Chapel Down reports sales and Ebitda growth: Wine and beer maker Chapel Down has reported revenue was up 10% to £13.0m for the year ending 31 December 2018, compared with £11.8m the previous year. Wine and spirit sales increased 11% to £9.0m, compared with £8.1m the year before while beer and cider sales, in the associate company Curious Drinks, grew 10% to £4.0m, compared with £3.7m the previous year. Ebitda rose 18% to £1.1m, compared with £960,000 the year before as it continued “to reinvest in our brands, infrastructure and supply”. Chairman John Dunsmore said: “2018 has been a busy year preparing the company for further growth. A total of 388 new acres of prime vineyard land will produce up to one million extra bottles of wine per annum. Our gin and vodka have had critical acclaim and we have developed a new experiential brand home on the Regents Canal in the developing Kings Cross area of London.

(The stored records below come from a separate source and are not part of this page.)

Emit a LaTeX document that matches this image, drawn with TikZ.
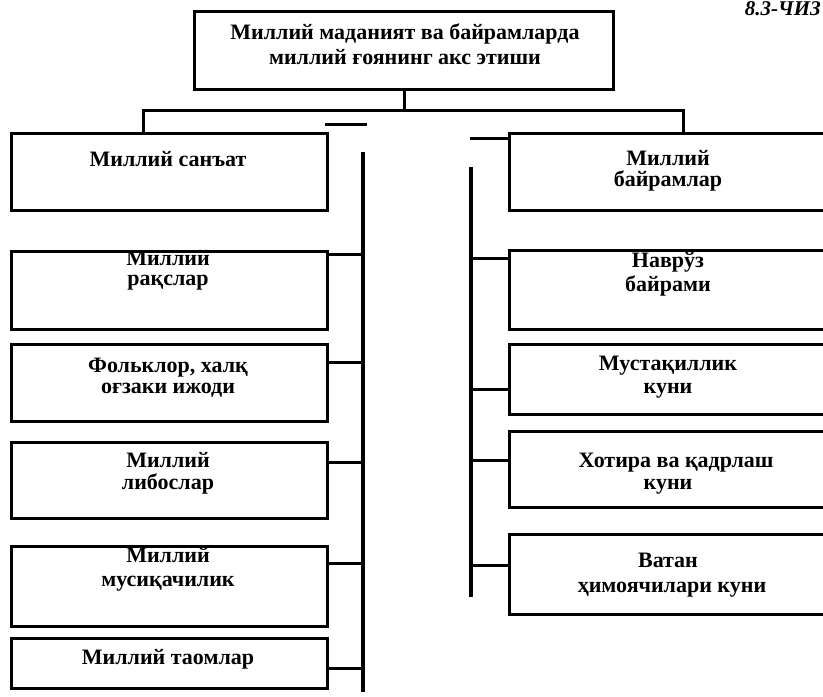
\documentclass[tikz,border=0pt]{standalone}
\usepackage{fontspec}
\setmainfont{Liberation Serif}
\begin{document}
\begin{tikzpicture}[x=1pt,y=-1pt,
  box/.style={draw,line width=3pt,inner sep=0pt,anchor=north west},
  wire/.style={line width=3pt},
  bus/.style={line width=3.4pt},
  txt/.style={font=\fontsize{22}{22}\selectfont\bfseries,inner sep=0pt,anchor=base},
]
\useasboundingbox (0,0) rectangle (823,697);
% boxes
\node[box,minimum width=419pt,minimum height=78pt] (top) at (193,10) {};
\node[box,minimum width=316pt,minimum height=77pt] (ls) at (10,132) {};
\node[box,minimum width=316pt,minimum height=78pt] (l1) at (10,250) {};
\node[box,minimum width=316pt,minimum height=77pt] (l2) at (10,343) {};
\node[box,minimum width=316pt,minimum height=76pt] (l3) at (10,441) {};
\node[box,minimum width=316pt,minimum height=80pt] (l4) at (10,545) {};
\node[box,minimum width=316pt,minimum height=50pt] (l5) at (10,637) {};
\node[box,minimum width=330pt,minimum height=77pt] (rb) at (508,132) {};
\node[box,minimum width=330pt,minimum height=79pt] (r1) at (508,249) {};
\node[box,minimum width=330pt,minimum height=70pt] (r2) at (508,343) {};
\node[box,minimum width=330pt,minimum height=76pt] (r3) at (508,430) {};
\node[box,minimum width=330pt,minimum height=80pt] (r4) at (508,533) {};
% texts
\node[txt] (tt1) at (405,39) {Миллий маданият ва байрамларда};
\node[txt] (tt2) at (405,64) {миллий ғоянинг акс этиши};
\node[txt] (tls) at (168,166) {Миллий санъат};
\node[txt] (tl1a) at (168,265) {Миллий};
\node[txt] (tl1b) at (168,285) {рақслар};
\node[txt] (tl2a) at (168,372) {Фольклор, халқ};
\node[txt] (tl2b) at (168,393) {оғзаки ижоди};
\node[txt] (tl3a) at (168,467) {Миллий};
\node[txt] (tl3b) at (168,489) {либослар};
\node[txt] (tl4a) at (168,562) {Миллий};
\node[txt] (tl4b) at (168,586) {мусиқачилик};
\node[txt] (tl5) at (168,664) {Миллий таомлар};
\node[txt] (trba) at (668,165) {Миллий};
\node[txt] (trbb) at (668,186) {байрамлар};
\node[txt] (tr1a) at (668,267) {Наврўз};
\node[txt] (tr1b) at (668,291) {байрами};
\node[txt] (tr2a) at (668,370) {Мустақиллик};
\node[txt] (tr2b) at (668,393) {куни};
\node[txt] (tr3a) at (676,467) {Хотира ва қадрлаш};
\node[txt] (tr3b) at (668,489) {куни};
\node[txt] (tr4a) at (668,567) {Ватан};
\node[txt] (tr4b) at (672,592) {ҳимоячилари куни};
\node[font=\fontsize{21}{21}\selectfont\bfseries\itshape,inner sep=0pt,anchor=base east] (fig) at (821,15) {8.3-ЧИЗ};
% top connectors
\coordinate (hl) at (143,110);
\coordinate (hr) at (683,110);
\draw[wire] (top.south) -- (top.south |- hl);
\draw[wire] (ls.north -| hl) -- (hl) -- (hr) -- (hr |- rb.north);
% left bus
\coordinate (lbt) at (363,152);
\coordinate (lbb) at (363,692);
\draw[bus] (lbt) -- (lbb);
\coordinate (ld1) at (325,124);
\coordinate (ld2) at (367,124);
\draw[wire] (ld1) -- (ld2);
\path ([yshift=-4pt]l1.north east) coordinate (c1)
      ([yshift=-19pt]l2.north east) coordinate (c2)
      ([yshift=-21pt]l3.north east) coordinate (c3)
      ([yshift=-18pt]l4.north east) coordinate (c4)
      ([yshift=-31pt]l5.north east) coordinate (c5);
\foreach \c in {c1,c2,c3,c4,c5} \draw[wire] (\c) -- (\c -| lbt);
% right bus
\coordinate (rbt) at (471,167);
\coordinate (rbb) at (471,597);
\draw[bus] (rbt) -- (rbb);
\coordinate (rd) at (470,138);
\draw[wire] (rd) -- (rd -| rb.west);
\path ([yshift=-9pt]r1.north west) coordinate (d1)
      ([yshift=-46pt]r2.north west) coordinate (d2)
      ([yshift=-30pt]r3.north west) coordinate (d3)
      ([yshift=-32pt]r4.north west) coordinate (d4);
\foreach \d in {d1,d2,d3,d4} \draw[wire] (\d) -- (\d -| rbt);
\end{tikzpicture}
\end{document}
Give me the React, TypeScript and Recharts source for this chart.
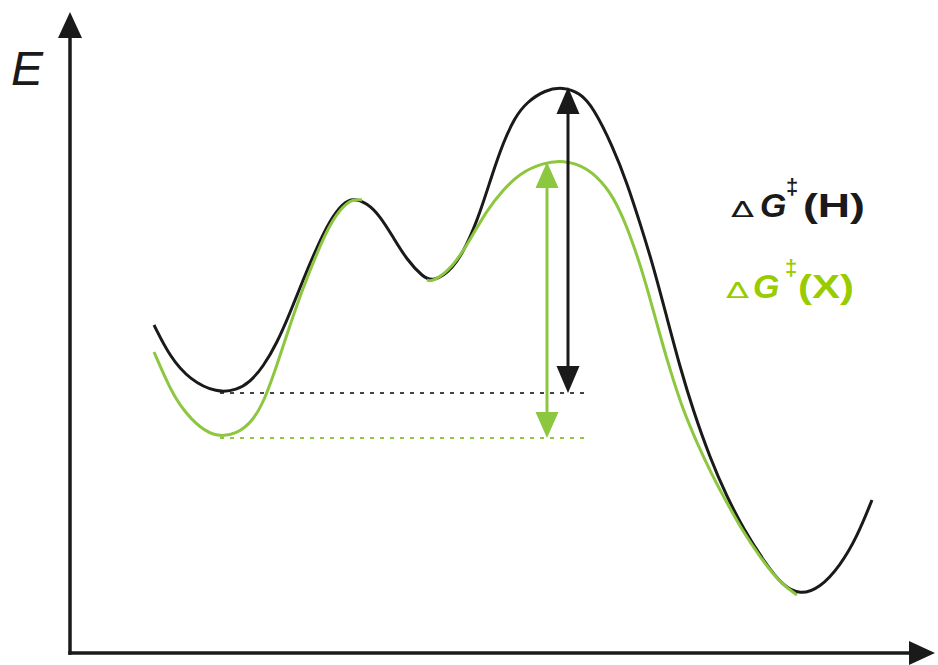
import React from 'react';
import { LineChart, Line, XAxis, YAxis, ReferenceLine } from 'recharts';

const W = 938;
const H = 665;

// Reaction coordinate (x) and energy (E) samples — H path (black)
const hX = [154, 170, 190, 217, 237, 250, 263, 277, 290, 303, 317, 330, 343, 353, 367, 380, 393, 407, 423, 433, 453, 467, 480, 492, 503, 515, 527, 545, 563, 580, 593, 613, 627, 640, 653, 667, 680, 693, 710, 727, 743, 765, 783, 800, 820, 840, 857, 872];
const hE = [340, 308, 285, 272, 275, 283, 298, 322, 352, 385, 418, 445, 462, 467, 462, 449, 428, 405, 388, 383, 396, 420, 452, 490, 522, 548, 563, 575, 578, 572, 558, 518, 482, 442, 400, 347, 298, 255, 207, 168, 137, 102, 79, 70, 77, 99, 128, 165];

// X path (green), two visible pieces
const xX1 = [154, 170, 183, 200, 217, 237, 253, 265, 277, 290, 303, 317, 330, 343, 353, 362];
const xE1 = [313, 276, 255, 237, 228, 231, 244, 266, 300, 340, 377, 412, 441, 459, 466, 465];
const gapX = 395;
const xX2 = [427, 433, 453, 470, 487, 503, 520, 543, 563, 587, 607, 620, 633, 645, 658, 670, 683, 697, 712, 727, 742, 760, 780, 797];
const xE2 = [385, 383, 398, 425, 455, 475, 492, 502, 505, 498, 478, 455, 422, 385, 337, 295, 255, 222, 190, 162, 135, 108, 82, 70];

// Barrier levels
const hMin = 272;
const hTop = 578;
const xMin = 227;
const xTop = 503;
const hArrowX = 568;
const xArrowX = 547;
const baseFrom = 220;
const baseTo = 590;

// Axes extents
const axisX0 = 70;
const axisE0 = 12;
const axisETop = 653;
const axisXEnd = 935;

const hData = hX.map((x, i) => ({ x, e: hE[i] }));
const xData = [
  ...xX1.map((x, i) => ({ x, e: xE1[i] })),
  { x: gapX, e: null },
  ...xX2.map((x, i) => ({ x, e: xE2[i] })),
];

const BLACK = '#1a1a1a';
const GREEN = '#8dc63f';
const GREEN_TEXT = '#99cc00';

const makeArrow = (color: string, width: number, head: number, halfW: number, startHead: boolean, endHead: boolean) =>
  (props: any) => {
    const { x1, y1, x2, y2 } = props;
    const dx = x2 - x1;
    const dy = y2 - y1;
    const len = Math.hypot(dx, dy) || 1;
    const ux = dx / len;
    const uy = dy / len;
    const px = -uy;
    const py = ux;
    const sx = startHead ? x1 + ux * (head - 2) : x1;
    const sy = startHead ? y1 + uy * (head - 2) : y1;
    const ex = endHead ? x2 - ux * (head - 2) : x2;
    const ey = endHead ? y2 - uy * (head - 2) : y2;
    const tri = (tx: number, ty: number, dx2: number, dy2: number) => {
      const bx = tx - dx2 * head;
      const by = ty - dy2 * head;
      return `${tx},${ty} ${bx + px * halfW},${by + py * halfW} ${bx - px * halfW},${by - py * halfW}`;
    };
    return (
      <g>
        <line x1={sx} y1={sy} x2={ex} y2={ey} stroke={color} strokeWidth={width} strokeLinecap="square" />
        {startHead && <polygon points={tri(x1, y1, -ux, -uy)} fill={color} />}
        {endHead && <polygon points={tri(x2, y2, ux, uy)} fill={color} />}
      </g>
    );
  };

const axisArrow = makeArrow(BLACK, 3.5, 26, 12, false, true);
const hArrow = makeArrow(BLACK, 3, 27, 11.5, true, true);
const xArrow = makeArrow(GREEN, 3, 26, 11.5, true, true);

const FONT = '"Liberation Sans", Arial, sans-serif';
const DELTA_FONT = '"DejaVu Sans", sans-serif';

export default function App() {
  return (
    <div style={{ position: 'absolute', left: 0, top: 0, width: W, height: H, background: '#fff' }}>
      <LineChart width={W} height={H} margin={{ top: 0, right: 0, bottom: 0, left: 0 }}>
        <XAxis type="number" dataKey="x" domain={[0, W]} allowDataOverflow hide />
        <YAxis type="number" domain={[0, H]} allowDataOverflow hide />
        <ReferenceLine segment={[{ x: axisX0, y: axisE0 }, { x: axisX0, y: axisETop }]} shape={axisArrow} ifOverflow="visible" />
        <ReferenceLine segment={[{ x: axisX0, y: axisE0 }, { x: axisXEnd, y: axisE0 }]} shape={axisArrow} ifOverflow="visible" />
        <ReferenceLine segment={[{ x: baseFrom, y: hMin }, { x: baseTo, y: hMin }]} stroke="#444" strokeWidth={2} strokeDasharray="4 6" ifOverflow="visible" />
        <ReferenceLine segment={[{ x: baseFrom, y: xMin }, { x: baseTo, y: xMin }]} stroke={GREEN} strokeWidth={2} strokeDasharray="4 6" ifOverflow="visible" />
        <Line data={hData} dataKey="e" type="basis" stroke={BLACK} strokeWidth={3} dot={false} activeDot={false} isAnimationActive={false} />
        <Line data={xData} dataKey="e" type="basis" stroke={GREEN} strokeWidth={3} dot={false} activeDot={false} connectNulls={false} isAnimationActive={false} />
        <ReferenceLine segment={[{ x: hArrowX, y: hMin }, { x: hArrowX, y: hTop }]} shape={hArrow} ifOverflow="visible" />
        <ReferenceLine segment={[{ x: xArrowX, y: xMin }, { x: xArrowX, y: xTop }]} shape={xArrow} ifOverflow="visible" />
      </LineChart>
      <svg width={W} height={H} style={{ position: 'absolute', left: 0, top: 0, pointerEvents: 'none' }}>
        <text x={11} y={85} fontFamily={FONT} fontSize={48} fontStyle="italic" fill={BLACK}>E</text>
        <g fill={BLACK}>
          <text transform="translate(731,217) scale(1.25,0.8)" x={0} y={0} fontFamily={DELTA_FONT} fontSize={27}>Δ</text>
          <text x={760} y={217} fontFamily={FONT} fontSize={34} fontWeight="bold" fontStyle="italic">G</text>
          <text x={786} y={194} fontFamily={FONT} fontSize={22} fontWeight="bold">‡</text>
          <text x={803} y={217} fontFamily={FONT} fontSize={34} fontWeight="bold" textLength={62} lengthAdjust="spacingAndGlyphs">(H)</text>
        </g>
        <g fill={GREEN_TEXT}>
          <text transform="translate(726,298) scale(1.25,0.8)" x={0} y={0} fontFamily={DELTA_FONT} fontSize={27}>Δ</text>
          <text x={753} y={298} fontFamily={FONT} fontSize={34} fontWeight="bold" fontStyle="italic">G</text>
          <text x={785} y={275} fontFamily={FONT} fontSize={22} fontWeight="bold">‡</text>
          <text x={798} y={298} fontFamily={FONT} fontSize={34} fontWeight="bold" textLength={56} lengthAdjust="spacingAndGlyphs">(X)</text>
        </g>
      </svg>
    </div>
  );
}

Our brewery building is now complete and our facilities at Tenterden have been given a facelift that has driven an increase in retail sales of 17%. We have an ambitious and experienced management team focused on our desire to make Chapel Down England’s most exciting drinks company. We are on the way, but there is much to be done. We will continue to make substantial investments over the coming years in planting more vineyards, developing our winery, improving our commercial infrastructure, hiring and training the best talent and creating smart effective marketing to ensure that we build the strongest quality brands and are therefore best placed for future growth and any industry consolidation.”